Last September, Attorney General Eric Holder announced that a $4.75 million grant would fund a national initiative to improve relationships between police and citizens, prompted by a trend of distrust after the events in Ferguson, Mo. Five months later, Esserman has been called to participate in the effort.

The National Initiative is a cooperative effort between the Department of Justice, John Jay College of Criminal Justice, Yale Law School, the University of California, Los Angeles and the Urban Institute. The initiative will first focus on identifying U.S. cities where the Board can pilot new policing strategies. Esserman will join Yale Law School professors Tracey Meares and Tom Tyler when the board convenes for the first time next month.

“The New Haven Police Department is proud to be invited to take a leadership role in this important national initiative,” Esserman said in a press release last Wednesday.

NHPD spokesperson David Hartman said that the initiative would highlight three areas that “hold great promise for concrete, rapid progress”: racial reconciliation, procedural justice and implicit bias.

A press release from the Department of Justice in September said the initiative hopes to reignite the public’s trust in policing by investing in training that will focus on evidence-based strategies, policy development and research.

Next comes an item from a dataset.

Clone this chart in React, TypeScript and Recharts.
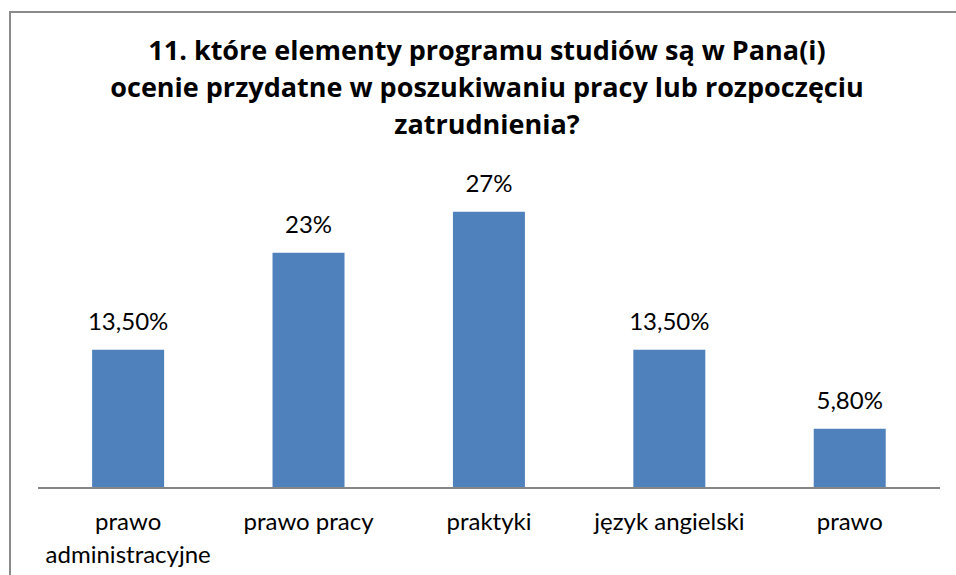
import { BarChart, Bar, XAxis, YAxis, LabelList } from 'recharts';

const categories = ['prawo administracyjne', 'prawo pracy', 'praktyki', 'język angielski', 'prawo'];
const values = [13.5, 23, 27, 13.5, 5.8];
const valueLabels = ['13,50%', '23%', '27%', '13,50%', '5,80%'];
const titleLines = [
  '11. które elementy programu studiów są w Pana(i)',
  'ocenie przydatne w poszukiwaniu pracy lub rozpoczęciu',
  'zatrudnienia?',
];

const data = categories.map((name, i) => ({ name, value: values[i], label: valueLabels[i] }));

const FONT = 'Lato, "Open Sans", sans-serif';

// long names go on two lines, like the original
function wrap(s: string): string[] {
  return s.length > 16 ? s.split(' ') : [s];
}

function CategoryTick(props: any) {
  const { x, y, payload } = props;
  const lines = wrap(payload.value);
  return (
    <text x={x} y={y} textAnchor="middle" fontSize={24} fontFamily={FONT} fill="#000">
      {lines.map((l, i) => (
        <tspan key={i} x={x} dy={i === 0 ? 34 : 33}>
          {l}
        </tspan>
      ))}
    </text>
  );
}

export default function App() {
  return (
    <div style={{ position: 'fixed', left: 0, top: 0, width: 956, height: 575, overflow: 'hidden', background: '#fff' }}>
      <div
        style={{
          position: 'absolute',
          left: 9,
          top: 11,
          width: 1000,
          height: 700,
          border: '2px solid #8a8a8a',
        }}
      />
      <svg width={956} height={160} style={{ position: 'absolute', left: 0, top: 0 }}>
        {titleLines.map((line, i) => (
          <text
            key={i}
            x={487}
            y={60 + i * 37}
            textAnchor="middle"
            fontFamily='"Open Sans", sans-serif'
            fontWeight="bold"
            fontSize={27}
            fill="#000"
          >
            {line}
          </text>
        ))}
      </svg>
      <div style={{ position: 'absolute', left: 0, top: 0 }}>
        <BarChart
          width={956}
          height={575}
          data={data}
          margin={{ top: 181, right: 16, left: 38, bottom: 0 }}
          barCategoryGap="30%"
        >
          <XAxis
            dataKey="name"
            height={87}
            axisLine={{ stroke: '#868686', strokeWidth: 2 }}
            tickLine={false}
            interval={0}
            tick={<CategoryTick />}
          />
          <YAxis hide domain={[0, 30]} />
          <Bar dataKey="value" fill="#4f81bd" isAnimationActive={false}>
            <LabelList
              dataKey="label"
              position="top"
              offset={20}
              fontSize={24}
              fontFamily={FONT}
              fill="#000"
            />
          </Bar>
        </BarChart>
      </div>
    </div>
  );
}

John Jay College President Jeremy Travis said in a Wednesday press release that the initiative is one of the most ambitious and important steps the federal government has taken during his career in criminal justice. “Addressing the broken relationships between the police and communities of color across the nation is a fundamental challenge facing our democracy,” he said.

Esserman has also recently been invited to offer technical assistance and advice to the police force in St. Louis County, Mo., where he will join a group of officers from across the country who have been drafted to help address use-of-force doctrine and racial discrimination.

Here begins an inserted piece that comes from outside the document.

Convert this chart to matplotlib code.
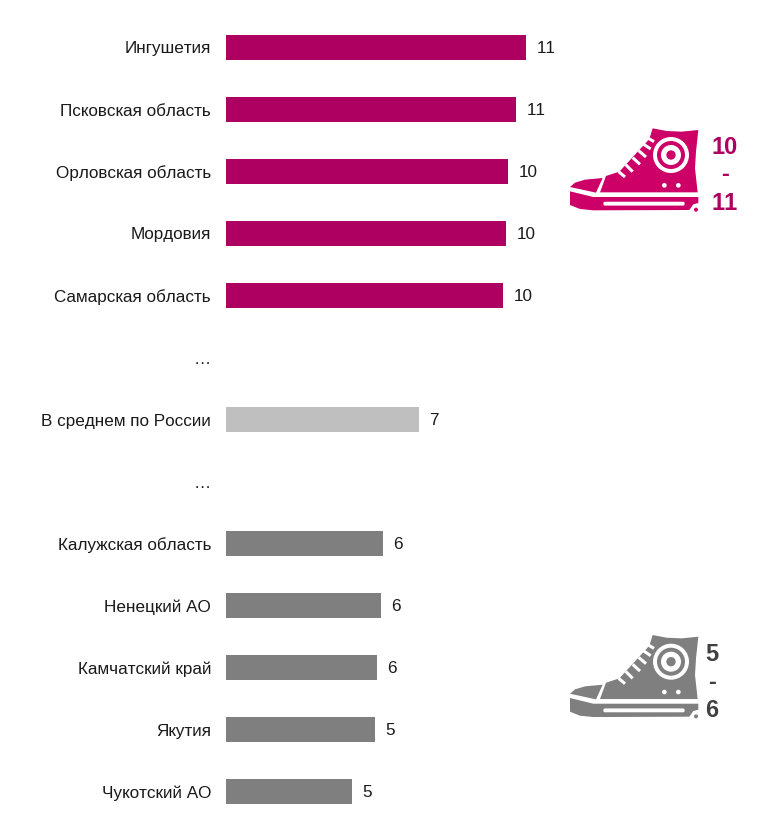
import matplotlib
matplotlib.use("Agg")
import matplotlib.pyplot as plt
from matplotlib.patches import Polygon, Circle, FancyBboxPatch

plt.rcParams['font.family'] = ['Liberation Sans', 'DejaVu Sans']
plt.rcParams['text.kerning_factor'] = 6

categories = ["Ингушетия", "Псковская область", "Орловская область", "Мордовия",
              "Самарская область", "…", "В среднем по России", "…",
              "Калужская область", "Ненецкий АО", "Камчатский край", "Якутия", "Чукотский АО"]
values = [10.99, 10.62, 10.33, 10.26, 10.15, None, 7.07, None, 5.75, 5.68, 5.53, 5.46, 4.62]
value_labels = ["11", "11", "10", "10", "10", "", "7", "", "6", "6", "6", "5", "5"]
bar_colors = ["#AD0060"] * 5 + ["none", "#BFBFBF", "none"] + ["#7F7F7F"] * 5
range_top = ["10", "-", "11"]
range_bottom = ["5", "-", "6"]

W, H = 769, 813
PX_PER_UNIT = 27.3
fig = plt.figure(figsize=(W / 100, H / 100), dpi=100, facecolor="white")
ax = fig.add_axes([226 / W, 0, (W - 226) / W, 1])
pos = list(range(len(categories)))
widths = [0 if v is None else v for v in values]
ax.barh(pos, widths, height=25 / 62, color=bar_colors, linewidth=0)
ax.set_xlim(0, (W - 226) / PX_PER_UNIT)
ax.set_ylim((H - 47.5) / 62, -47.5 / 62)
ax.set_yticks(pos)
ax.set_yticklabels(categories, fontsize=12.3, color="#1a1a1a")
ax.tick_params(axis="y", length=0, pad=10.8)
ax.set_xticks([])
for s in ax.spines.values():
    s.set_visible(False)
ax.patch.set_alpha(0)
for p, v, t in zip(pos, values, value_labels):
    if v is not None:
        ax.annotate(t, (v, p), xytext=(7.5, -0.5), textcoords="offset points",
                    ha="left", va="center", fontsize=12.3, color="#1a1a1a")

# Decorative sneaker icons in pixel coordinates
ov = fig.add_axes([0, 0, 1, 1])
ov.set_xlim(0, W)
ov.set_ylim(H, 0)
ov.axis("off")
ov.patch.set_alpha(0)

LACES = [((176, 170), (195, 186)), ((197, 149), (218, 170)), ((218, 128), (240, 148)),
         ((236, 107), (258, 126)), ((250, 87), (272, 102)), ((262, 68), (282, 80))]


def sneaker(x0, y0, color):
    def P(x, y):
        return (x0 + x / 3, y0 + y / 3)

    def poly(pts, c=color, z=3):
        ov.add_patch(Polygon([P(*q) for q in pts], closed=True, fc=c, ec="none", zorder=z))

    def circ(x, y, r, c, z):
        ov.add_patch(Circle(P(x, y), r / 3, fc=c, ec="none", zorder=z))

    poly([(278, 40), (320, 48), (365, 50), (415, 45), (408, 110), (405, 160), (413, 232),
          (120, 232), (138, 183), (178, 170), (268, 72)])
    poly([(30, 216), (45, 203), (75, 194), (128, 189), (108, 233)])
    poly([(30, 229), (100, 246), (415, 246), (415, 264), (400, 268), (388, 285),
          (100, 286), (60, 282), (30, 270)])
    ov.add_patch(FancyBboxPatch(P(132, 262), 240 / 3, 8 / 3, boxstyle="round,pad=0.6,rounding_size=1.5",
                                fc="white", ec="none", zorder=4))
    circ(333, 120, 54, "white", 4)
    circ(333, 120, 42, color, 5)
    circ(333, 120, 30, "white", 6)
    circ(333, 120, 14, color, 7)
    circ(313, 211, 7, "white", 4)
    circ(355, 211, 7, "white", 4)
    circ(406, 282, 12, "white", 4)
    circ(408, 284, 6, color, 5)
    for a, b in LACES:
        xa, ya = P(*a)
        xb, yb = P(*b)
        ov.plot([xa, xb], [ya, yb], color="white", lw=2.2, solid_capstyle="butt", zorder=4)


sneaker(560, 115, "#CC0066")
sneaker(560, 625 - 3.3, "#7F7F7F")

for t, y in zip(range_top, [147, 175, 203]):
    ov.text(725, y, t, ha="center", va="center", fontsize=17, fontweight="bold", color="#AD0060")
for t, y in zip(range_bottom, [654, 682, 710]):
    ov.text(712, y, t, ha="center", va="center", fontsize=17, fontweight="bold", color="#404040")

fig.savefig("out.png", dpi=100, facecolor="white")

Hartman said Esserman’s emphasis on community policing has put him in a strong position to assist in areas that may have been suffering a break of trust between the community and the police.

NHPD was one of the pioneers of community policing in the early 1990s, which Esserman continued when he began as chief of police in 2011. He said New Haven is the only city in America that requires all of its police officers to engage in active foot patrol, where they must provide a visible police presence in an assigned neighborhood.

City Hall spokesperson Laurence Grotheer said Esserman’s dedication to community policing has helped to create trust and cooperation between the police and the public. New Haven has seen a drop in crime rates across the city under Esserman’s leadership.

Still, Esserman’s new appointment comes shortly after allegations of misconduct. In December, Mayor Toni Harp sent him a letter of reprimand after he reportedly shouted at an usher at September’s Yale-Army football game.

On Feb. 9, Esserman will join a collection of police officials, professors and organizations who will speak at a teach-in sponsored by Yale’s Department of African American Studies called “Ferguson and Beyond: Race, Policing and Social Justice.”

Esserman first joined the NHPD in 1987.